I agree with Holly that there are non-economic problems with this proposal, although I disagree with her implication that an economic approach is incapable of addressing non-economic problems.  Just this one.

Holly also picked up on the same parallel I saw to attempts to buy slaves as a way to end slavery.  I wouldn't be as dismissive as she is though.  I suspect buying slaves their freedom was an important method to reduce the number of slaves in states where it was a marginal activity, making it easier for those states to move to abolition. Pennsylvania then moved to a gradual abolition of slavery in 1780, diminishing the economic impact to slaveowners by putting it off into the future.  Economic approaches have their value.

3 comments:

Russell said...

How is it that, though part of mankind, none of the professional or recreational whalers of my acquaintance, from Bequia and Lombok to Madeira and the Azores, has ever been contacted as to denominating their fair share of that common heritage?

Anonymous said...

"A whale-conservation market would be different. In such a system, 'whale shares' would be allocated in sustainable numbers to all member nations of the IWC, who would have the choice of exercising them, leaving them unused for a year or retiring them in perpetuity.

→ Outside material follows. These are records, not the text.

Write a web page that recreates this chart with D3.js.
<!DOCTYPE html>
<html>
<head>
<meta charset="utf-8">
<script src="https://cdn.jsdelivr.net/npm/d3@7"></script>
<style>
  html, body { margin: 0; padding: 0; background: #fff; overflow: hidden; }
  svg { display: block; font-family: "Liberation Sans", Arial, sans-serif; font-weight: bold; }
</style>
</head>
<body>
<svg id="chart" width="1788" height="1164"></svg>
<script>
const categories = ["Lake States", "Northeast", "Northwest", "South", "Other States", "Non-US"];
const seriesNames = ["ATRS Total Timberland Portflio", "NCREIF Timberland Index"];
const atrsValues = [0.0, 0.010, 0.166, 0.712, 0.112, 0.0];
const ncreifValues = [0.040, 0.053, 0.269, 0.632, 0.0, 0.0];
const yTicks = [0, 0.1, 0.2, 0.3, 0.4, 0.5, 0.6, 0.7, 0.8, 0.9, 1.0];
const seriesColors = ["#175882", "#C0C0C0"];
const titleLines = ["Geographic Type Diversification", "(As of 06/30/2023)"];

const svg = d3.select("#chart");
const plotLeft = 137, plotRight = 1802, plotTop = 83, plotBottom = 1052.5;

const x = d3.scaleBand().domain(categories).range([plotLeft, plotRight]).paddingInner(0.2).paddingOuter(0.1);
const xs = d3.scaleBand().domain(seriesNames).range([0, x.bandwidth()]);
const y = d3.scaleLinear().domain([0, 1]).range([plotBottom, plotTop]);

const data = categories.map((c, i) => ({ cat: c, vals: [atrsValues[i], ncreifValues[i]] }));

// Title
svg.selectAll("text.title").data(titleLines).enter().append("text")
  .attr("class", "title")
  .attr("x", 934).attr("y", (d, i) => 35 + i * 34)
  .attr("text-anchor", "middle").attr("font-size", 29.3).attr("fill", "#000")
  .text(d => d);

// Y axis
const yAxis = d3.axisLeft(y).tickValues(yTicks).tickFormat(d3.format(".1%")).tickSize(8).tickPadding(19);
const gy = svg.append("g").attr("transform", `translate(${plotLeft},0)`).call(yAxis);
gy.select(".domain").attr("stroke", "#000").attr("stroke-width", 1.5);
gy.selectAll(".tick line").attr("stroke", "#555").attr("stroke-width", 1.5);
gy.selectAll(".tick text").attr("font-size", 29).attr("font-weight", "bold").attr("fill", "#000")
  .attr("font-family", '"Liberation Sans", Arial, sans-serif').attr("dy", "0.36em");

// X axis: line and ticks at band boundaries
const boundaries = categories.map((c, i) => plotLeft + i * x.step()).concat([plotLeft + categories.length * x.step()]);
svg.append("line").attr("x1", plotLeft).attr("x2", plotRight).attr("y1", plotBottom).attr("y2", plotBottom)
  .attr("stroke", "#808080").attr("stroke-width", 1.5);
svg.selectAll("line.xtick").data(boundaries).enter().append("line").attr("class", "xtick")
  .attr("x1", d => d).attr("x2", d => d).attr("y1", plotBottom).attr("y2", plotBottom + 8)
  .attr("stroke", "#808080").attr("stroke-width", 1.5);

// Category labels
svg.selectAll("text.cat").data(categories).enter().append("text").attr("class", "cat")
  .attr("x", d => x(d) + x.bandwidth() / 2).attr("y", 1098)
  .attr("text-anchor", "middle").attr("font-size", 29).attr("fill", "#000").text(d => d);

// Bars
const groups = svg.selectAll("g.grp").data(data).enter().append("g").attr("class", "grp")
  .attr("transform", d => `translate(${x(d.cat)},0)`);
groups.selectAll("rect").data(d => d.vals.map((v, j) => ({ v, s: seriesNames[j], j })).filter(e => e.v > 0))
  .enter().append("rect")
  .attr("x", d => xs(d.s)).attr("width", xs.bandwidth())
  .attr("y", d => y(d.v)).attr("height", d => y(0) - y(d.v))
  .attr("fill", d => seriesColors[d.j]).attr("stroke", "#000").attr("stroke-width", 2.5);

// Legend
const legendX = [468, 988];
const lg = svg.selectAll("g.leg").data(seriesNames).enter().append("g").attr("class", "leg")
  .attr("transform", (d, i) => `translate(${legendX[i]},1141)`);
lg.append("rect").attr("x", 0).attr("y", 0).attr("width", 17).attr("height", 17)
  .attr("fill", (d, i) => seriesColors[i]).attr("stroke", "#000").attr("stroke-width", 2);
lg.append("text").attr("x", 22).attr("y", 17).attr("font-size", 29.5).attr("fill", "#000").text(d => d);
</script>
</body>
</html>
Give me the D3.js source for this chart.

The shares would be tradable in a carefully controlled global market, perhaps with the restriction that members could not trade whale products with non-members. The number of whales hunted would depend on who owned the shares. At one extreme (in which whalers purchase all the shares), whales would be harvested to the agreed sustainable level. At the other extreme (where conservationists purchase all the shares), all whales would be protected from harvest."

Source: Costello et al., Nature 481, 139–140.

Cymraeg llygoden

Russell said...

" a carefully controlled global market, perhaps with the restriction that members could not trade whale products with non-members" - Costello et al.

It's a slippery slope. Let hunters trade with gatherers and before long traders will start using Nature to wrap fish.